== Task statement ==
Filter the entries, keeping every line with the word "this".

== Stored records ==
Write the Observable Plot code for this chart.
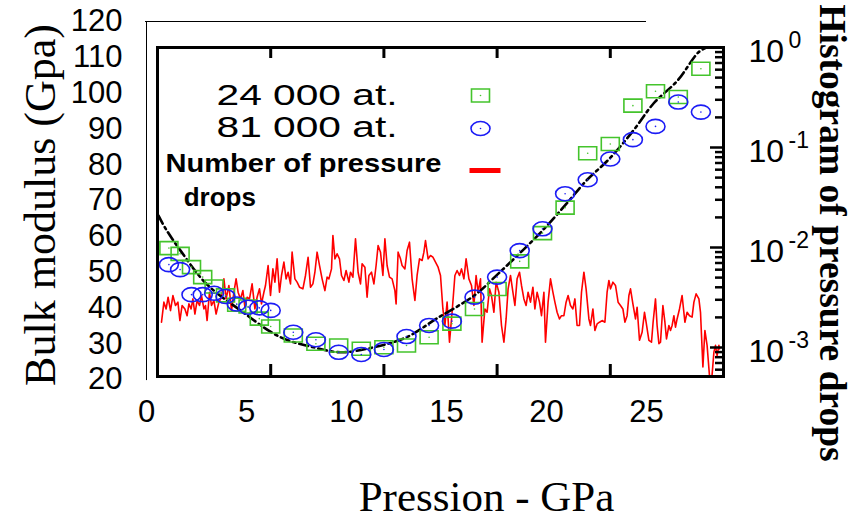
<!DOCTYPE html>
<html><head><meta charset="utf-8">
<script src="https://cdn.jsdelivr.net/npm/d3@7"></script>
<script src="https://cdn.jsdelivr.net/npm/@observablehq/plot@0.6"></script>
<style>html,body{margin:0;padding:0;background:#fff}#chart{width:858px;height:520px}</style>
</head><body><div id="chart"></div>
<script>
// ---- data ----
const pressure = [1.12, 1.68, 2.25, 2.81, 3.38, 3.95, 4.51, 5.08, 5.64, 6.21, 7.34, 8.47, 9.61, 10.74, 11.87, 13.0, 14.13, 15.27, 16.4, 17.53, 18.66, 19.8, 20.93, 22.06, 23.19, 24.32, 25.45, 26.59, 27.72];
const bulk24k = [56.7, 55.1, 51.4, 48.6, 46.0, 43.5, 40.9, 40.4, 37.0, 34.8, 32.3, 30.0, 29.5, 28.6, 29.0, 29.5, 31.8, 35.6, 39.7, 45.3, 53.0, 60.9, 68.0, 83.2, 85.8, 96.5, 100.5, 98.9, 106.8];
const bulk81k = [52.1, 50.7, 43.7, 43.7, 44.1, 43.2, 41.1, 40.2, 40.0, 39.3, 33.2, 31.1, 27.6, 27.0, 28.4, 32.0, 35.1, 36.3, 43.0, 48.6, 56.0, 62.1, 71.9, 75.8, 81.6, 87.0, 90.7, 97.5, 94.7];
const fitPressure = [0.6, 0.95, 1.7, 3.0, 4.7, 6.7, 8.35, 9.7, 11.35, 13.0, 14.5, 16.4, 17.5, 18.65, 19.8, 21.0, 22.0, 23.15, 24.35, 25.35, 26.55, 27.6, 28.0];
const fitBulk = [65.8, 62.2, 56.0, 46.7, 39.3, 31.8, 29.0, 27.6, 29.0, 31.8, 37.0, 43.5, 49.1, 55.2, 61.6, 69.1, 75.6, 81.7, 89.6, 97.1, 103.5, 111.4, 112.7];
// histogram of pressure drops: [pressure, frequency]
const drops = [
[0.75,.00179],[0.87,.00284],[0.98,.00243],[1.08,.00318],[1.20,.00234],[1.32,.00331],[1.45,.00263],[1.57,.00284],[1.67,.00186],[1.78,.00263],
[1.92,.00243],[2.03,.00208],[2.12,.00273],[2.23,.00243],[2.32,.00306],[2.42,.00216],[2.53,.00295],[2.65,.00263],[2.75,.00331],[2.87,.00243],
[2.95,.00263],[3.03,.00186],[3.15,.00357],[3.25,.00263],[3.37,.00295],[3.48,.00216],[3.62,.00284],[3.75,.00318],[3.87,.00486],[3.98,.00306],
[4.12,.00417],[4.25,.00234],[4.37,.00357],[4.48,.00486],[4.58,.00357],[4.70,.00306],[4.82,.00371],[4.92,.00253],[5.03,.00318],[5.15,.00306],
[5.28,.00433],[5.42,.00243],[5.53,.00318],[5.65,.00386],[5.75,.00273],[5.87,.00357],[5.95,.00417],[6.08,.00661],[6.20,.00331],[6.32,.00611],
[6.42,.0045],[6.53,.0077],[6.65,.00357],[6.75,.00525],[6.87,.00714],[6.98,.00486],[7.08,.00566],[7.20,.00433],[7.28,.00898],[7.42,.00486],
[7.53,.0045],[7.65,.00401],[7.82,.00386],[7.95,.00525],[8.08,.0080],[8.20,.00401],[8.32,.00433],[8.42,.00566],[8.53,.00898],[8.65,.00661],
[8.78,.00486],[8.92,.00371],[9.03,.00505],[9.12,.00486],[9.25,.00611],[9.32,.0132],[9.42,.0077],[9.53,.00864],[9.65,.0077],[9.75,.00525],
[9.87,.00468],[9.98,.00589],[10.12,.0045],[10.20,.00566],[10.32,.00505],[10.45,.01222],[10.58,.00566],[10.70,.00433],[10.78,.00686],[10.92,.00636],
[11.03,.00318],[11.12,.00525],[11.25,.00566],[11.37,.00433],[11.48,.00661],[11.58,.01047],[11.70,.00898],[11.82,.00525],[11.92,.01222],[12.03,.00661],
[12.15,.00505],[12.28,.00486],[12.42,.00371],[12.48,.00273],[12.58,.00898],[12.70,.0077],[12.78,.00661],[12.92,.00611],[13.03,.00933],[13.15,.0113],
[13.28,.00486],[13.42,.00295],[13.53,.00525],[13.65,.0077],[13.78,.00742],[13.87,.00898],[13.95,.01175],[14.08,.0077],[14.20,.00832],[14.32,.0080],
[14.45,.00714],[14.58,.00636],[14.70,.00525],[14.82,.00243],[14.92,.00166],[15.03,.00284],[15.15,.00113],[15.28,.00225],[15.42,.00525],[15.53,.00589],
[15.65,.00525],[15.75,.00611],[15.87,.00486],[15.98,.0077],[16.12,.00486],[16.25,.00417],[16.37,.00263],[16.48,.00525],[16.58,.00357],[16.70,.00486],
[16.78,.00113],[16.92,.00243],[17.03,.00225],[17.15,.00386],[17.25,.00331],[17.37,.00225],[17.48,.0045],[17.62,.00357],[17.75,.00166],[17.87,.00113],
[17.98,.00193],[18.08,.00386],[18.20,.00525],[18.32,.00357],[18.42,.00263],[18.53,.00486],[18.65,.00566],[18.75,.00417],[18.87,.00306],[18.98,.00263],
[19.08,.00357],[19.20,.00284],[19.32,.00401],[19.42,.00243],[19.53,.00357],[19.65,.00284],[19.75,.00208],[19.87,.00357],[19.95,.00113],[20.08,.00284],
[20.20,.00486],[20.32,.00357],[20.42,.00284],[20.53,.00225],[20.65,.00193],[20.75,.00208],[20.87,.00208],[20.98,.00284],[21.08,.00331],[21.20,.00263],
[21.32,.00243],[21.42,.00306],[21.53,.00166],[21.65,.00166],[21.75,.00357],[21.87,.00566],[21.98,.00386],[22.12,.00193],[22.20,.00166],[22.32,.00243],
[22.42,.00148],[22.53,.00172],[22.65,.00179],[22.78,.00186],[22.92,.00179],[23.03,.00357],[23.12,.00468],[23.20,.00386],[23.32,.0045],[23.45,.00417],
[23.58,.00284],[23.70,.00263],[23.82,.00243],[23.92,.00179],[24.03,.00208],[24.12,.00331],[24.20,.00386],[24.32,.00273],[24.45,.00193],[24.53,.00253],
[24.65,.00118],[24.78,.00142],[24.90,.00225],[24.98,.00179],[25.12,.00118],[25.25,.00113],[25.33,.00179],[25.45,.00306],[25.53,.00166],[25.62,.00109],
[25.70,.00113],[25.82,.00263],[25.92,.00179],[26.00,.00122],[26.12,.00166],[26.20,.00148],[26.28,.00166],[26.37,.00208],[26.45,.0016],[26.53,.00193],
[26.65,.00243],[26.78,.00331],[26.92,.00179],[27.03,.00225],[27.15,.00208],[27.28,.00201],[27.37,.00284],[27.48,.00344],[27.62,.00306],[27.70,.00225],
[27.82,.00064],[27.92,.00148],[28.03,.00105],[28.15,.00052],[28.25,.00045],[28.37,.0009],[28.45,.00105],[28.53,.00083],[28.62,.00105],[28.65,.00097]
];
const xTicks = [0, 5, 10, 15, 20, 25];
const yTicks = [20, 30, 40, 50, 60, 70, 80, 90, 100, 110, 120];
const rightExponents = [0, -1, -2, -3];
const legendLabels = ["24 000 at.", "81 000 at.", "Number of pressure", " drops"];

// ---- layout / scales ----
const W = 858, H = 520, mL = 157, mR = 135, mT = 47, mB = 144;
const frameW = W - mL - mR, frameH = H - mT - mB;
const xDomain = [0.55, 28.85];
const yDomain = [20.84, 112.74];
const pxPerUnit = frameH / (yDomain[1] - yDomain[0]);
const decade = 100 / pxPerUnit;                    // one decade of the right log axis
const logToY = v => yDomain[1] + decade * Math.log10(v);
const innerTicks = d3.range(1, 5).map(i => xDomain[0] + i * (xDomain[1] - xDomain[0]) / 5);
const minorLog = [];
for (let k = -4; k <= -1; k++) for (let m = 2; m <= 9; m++) {
  const v = m * 10 ** k; if (logToY(v) > yDomain[0]) minorLog.push(v);
}
const majorLog = [1e-3, 1e-2, 1e-1];

const GREEN = "#44c42c", BLUE = "#1c1cf5", RED = "#ff0000";
const boxSymbol = {draw(c) { c.moveTo(-9, -6.5); c.lineTo(9, -6.5); c.lineTo(9, 6.5); c.lineTo(-9, 6.5); c.closePath(); }};
const ellipseSymbol = {draw(c) {
  const rx = 9.5, ry = 7, kx = rx * 0.5523, ky = ry * 0.5523;
  c.moveTo(rx, 0);
  c.bezierCurveTo(rx, ky, kx, ry, 0, ry); c.bezierCurveTo(-kx, ry, -rx, ky, -rx, 0);
  c.bezierCurveTo(-rx, -ky, -kx, -ry, 0, -ry); c.bezierCurveTo(kx, -ry, rx, -ky, rx, 0); c.closePath();
}};
const barSymbol = {draw(c) { c.moveTo(-15.5, 0); c.lineTo(15.5, 0); }};

const pts24 = pressure.map((p, i) => ({p, b: bulk24k[i]}));
const pts81 = pressure.map((p, i) => ({p, b: bulk81k[i]}));
const fit = fitPressure.map((p, i) => ({p, b: fitBulk[i]}));
const SANS = "Liberation Sans, Arial, Helvetica, sans-serif";
const SERIF = "Liberation Serif, Times New Roman, serif";

const chart = Plot.plot({
  width: W, height: H, marginLeft: mL, marginRight: mR, marginTop: mT, marginBottom: mB,
  x: {domain: xDomain}, y: {domain: yDomain},
  style: {fontFamily: SANS, color: "black", background: "white", overflow: "visible"},
  marks: [
    // outer (labelled) axes
    Plot.ruleX([0], {y1: 19.7, y2: 120, stroke: "black", strokeWidth: 1}),
    Plot.ruleY([120], {x1: -0.05, x2: 25, stroke: "black", strokeWidth: 1.2}),
    Plot.axisY(yTicks, {anchor: "left", tickSize: 0, tickPadding: 35, fontSize: 31, label: null}),
    Plot.axisX(xTicks, {anchor: "bottom", tickSize: 0, tickPadding: 23, fontSize: 31, label: null}),
    // data
    Plot.line(drops, {x: d => d[0], y: d => logToY(d[1]), stroke: RED, strokeWidth: 1.6, clip: true}),
    Plot.line(fit, {x: "p", y: "b", stroke: "black", strokeWidth: 2.6, strokeDasharray: "9,4,2.5,4", curve: "catmull-rom", clip: true}),
    Plot.dot(pts24, {x: "p", y: "b", symbol: boxSymbol, stroke: GREEN, strokeWidth: 1.6, fill: "none"}),
    Plot.dot(pts24, {x: "p", y: "b", r: 0.8, fill: GREEN}),
    Plot.dot(pts81, {x: "p", y: "b", symbol: ellipseSymbol, stroke: BLUE, strokeWidth: 1.6, fill: "none"}),
    Plot.dot(pts81, {x: "p", y: "b", r: 0.8, fill: BLUE}),
    // inner frame and its ticks
    Plot.frame({stroke: "black", strokeWidth: 3}),
    Plot.tickX(innerTicks, {x: d => d, stroke: "black", strokeWidth: 3, insetTop: frameH - 12}),
    Plot.tickX(innerTicks, {x: d => d, stroke: "black", strokeWidth: 3, insetBottom: frameH - 11}),
    Plot.tickY(majorLog, {y: logToY, stroke: "black", strokeWidth: 2.5, insetLeft: frameW - 13}),
    Plot.tickY(minorLog, {y: logToY, stroke: "black", strokeWidth: 2.5, insetLeft: frameW - 8}),
    // right log axis labels
    Plot.text(rightExponents, {frameAnchor: "right", y: e => logToY(10 ** e), text: () => "10", textAnchor: "start", dx: 25, dy: 4, fontSize: 32}),
    Plot.text(rightExponents, {frameAnchor: "right", y: e => logToY(10 ** e), text: e => String(e), textAnchor: "start", dx: 65, dy: -7, fontSize: 23}),
    // axis titles
    Plot.text(["Bulk modulus (Gpa)"], {frameAnchor: "left", textAnchor: "middle", lineAnchor: "middle", rotate: -90, dx: -117, dy: -7, fontSize: 44, fontFamily: SERIF}),
    Plot.text(["Histogram of pressure drops"], {frameAnchor: "right", textAnchor: "middle", lineAnchor: "middle", rotate: 90, dx: 108, dy: 21, fontSize: 37.5, fontWeight: "bold", fontFamily: SERIF}),
    Plot.text(["Pression - GPa"], {frameAnchor: "bottom", lineAnchor: "middle", dx: 46, dy: 121, fontSize: 43, fontFamily: SERIF}),
    // legend
    Plot.text([legendLabels[0]], {frameAnchor: "top-left", dx: 240, dy: 48, textAnchor: "end", lineAnchor: "middle", fontSize: 30}),
    Plot.text([legendLabels[1]], {frameAnchor: "top-left", dx: 240, dy: 80, textAnchor: "end", lineAnchor: "middle", fontSize: 30}),
    Plot.text([legendLabels[2]], {frameAnchor: "top-left", dx: 8, dy: 116, textAnchor: "start", lineAnchor: "middle", fontSize: 26, fontWeight: "bold"}),
    Plot.text([legendLabels[3]], {frameAnchor: "top-left", dx: 19, dy: 150, textAnchor: "start", lineAnchor: "middle", fontSize: 26, fontWeight: "bold"}),
    Plot.dot([0], {frameAnchor: "top-left", dx: 323, dy: 48, symbol: boxSymbol, stroke: GREEN, strokeWidth: 1.6, fill: "none"}),
    Plot.dot([0], {frameAnchor: "top-left", dx: 323, dy: 48, r: 0.8, fill: GREEN}),
    Plot.dot([0], {frameAnchor: "top-left", dx: 323, dy: 81, symbol: ellipseSymbol, stroke: BLUE, strokeWidth: 1.6, fill: "none"}),
    Plot.dot([0], {frameAnchor: "top-left", dx: 323, dy: 81, r: 0.8, fill: BLUE}),
    Plot.dot([0], {frameAnchor: "top-left", dx: 327.5, dy: 123, symbol: barSymbol, stroke: RED, strokeWidth: 5})
  ]
});
// stretch legend texts to the widths seen in the reference
const widths = {"24 000 at.": 181, "81 000 at.": 181, "Number of pressure": 276};
d3.select(chart).selectAll("text").each(function () {
  const w = widths[this.textContent];
  if (w) { this.setAttribute("textLength", w); this.setAttribute("lengthAdjust", "spacingAndGlyphs"); }
});
document.getElementById("chart").appendChild(chart);
</script>
</body></html>
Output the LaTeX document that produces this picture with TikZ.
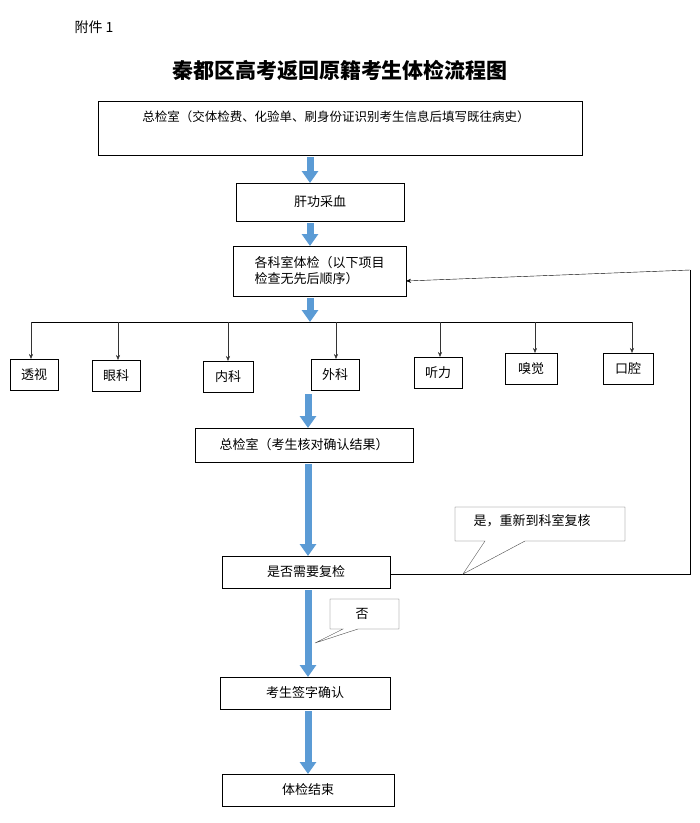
\documentclass[tikz,border=0pt]{standalone}
\usepackage{fontspec}
\setmainfont{Noto Sans CJK SC}
\usetikzlibrary{arrows.meta}
\begin{document}
\begin{tikzpicture}[x=1pt,y=-1pt,
  box/.style={draw,thick,inner sep=0pt,font=\fontsize{13}{16}\selectfont},
  barrow/.style={line width=7pt,-{Triangle[width=16pt,length=12pt]},color={rgb,255:red,91;green,155;blue,213}},
  tip/.style={-{Stealth[length=5pt,width=4pt]},gray!40!black}]
\useasboundingbox (0,0) rectangle (700,823);
\node[font=\fontsize{14}{16}\selectfont] (fj) at (94,27) {附件 1};
\node[font=\bfseries\fontsize{21}{25}\selectfont] (title) at (340,70) {秦都区高考返回原籍考生体检流程图};
\draw[thick] (98,101) rectangle (582,155);
\node[font=\fontsize{12.5}{15}\selectfont] (z1) at (336,117) {总检室（交体检费、化验单、刷身份证识别考生信息后填写既往病史）};
\node[box,minimum width=168pt,minimum height=38pt] (gg) at (320,202) {肝功采血};
\node[box,minimum width=173pt,minimum height=50pt,align=left] (gk) at (319.5,271) {各科室体检（以下项目\\检查无先后顺序）};
\coordinate (hl) at (31,322);\coordinate (hr) at (632,322);
\draw[thick] (hl) -- (hr);
\foreach \n/\t/\x/\y/\w/\lx in {a/透视/34/374.5/48/31,b/眼科/116/375.5/48/118,c/内科/228/376.5/50/228,d/外科/335/374.5/48/336,e/听力/438/372.5/48/440,f/嗅觉/531/368.5/52/535,g/口腔/628/368.5/50/632}{
  \node[box,minimum width=\w pt,minimum height=31pt,anchor=center] (\n) at (\x,\y) {\t};
  \coordinate (t\n) at (\lx,322);
  \draw[tip] (t\n) -- (\lx,\y-15.5);
}
\node[box,minimum width=218pt,minimum height=34pt] (zj) at (304,445) {总检室（考生核对确认结果）};
\node[box,minimum width=168pt,minimum height=32pt] (fj2) at (306,572) {是否需要复检};
\node[box,minimum width=170pt,minimum height=32pt] (qz) at (305,693) {考生签字确认};
\node[box,minimum width=172pt,minimum height=32pt] (js) at (308,790) {体检结束};
\draw[barrow] (310,157) -- (310,183);
\draw[barrow] (310,223) -- (310,246);
\draw[barrow] (310,298) -- (310,322);
\draw[barrow] (308,394) -- (308,428);
\draw[barrow] (308,464) -- (308,556);
\draw[barrow] (308,590) -- (308,677);
\draw[barrow] (308,711) -- (308,774);
\coordinate (c0) at (390,574);\coordinate (c1) at (690,574);\coordinate (c2) at (690,270);\coordinate (c3) at (406,281);
\draw (c0) -- (c1) -- (c2) edge[tip,black] (c3);
\coordinate (p1) at (463,574);
\draw[gray!60!black,fill=white] (455,507) -- (625,507) -- (625,541) -- (525,541) -- (p1) -- (485,541) -- (455,541) -- cycle;
\node[font=\fontsize{13}{15}\selectfont] (yes) at (532,521) {是，重新到科室复核};
\coordinate (p2) at (315,643);
\draw[gray!60!black,fill=white] (330,599) -- (399,599) -- (399,629) -- (358,629) -- (p2) -- (343,629) -- (330,629) -- cycle;
\node[font=\fontsize{13}{15}\selectfont] (no) at (362,614) {否};
\end{tikzpicture}
\end{document}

== Right answer ==
Write the Observable Plot code for this chart.
  const w = widths[this.textContent];
  if (w) { this.setAttribute("textLength", w); this.setAttribute("lengthAdjust", "spacingAndGlyphs"); }
Output the LaTeX document that produces this picture with TikZ.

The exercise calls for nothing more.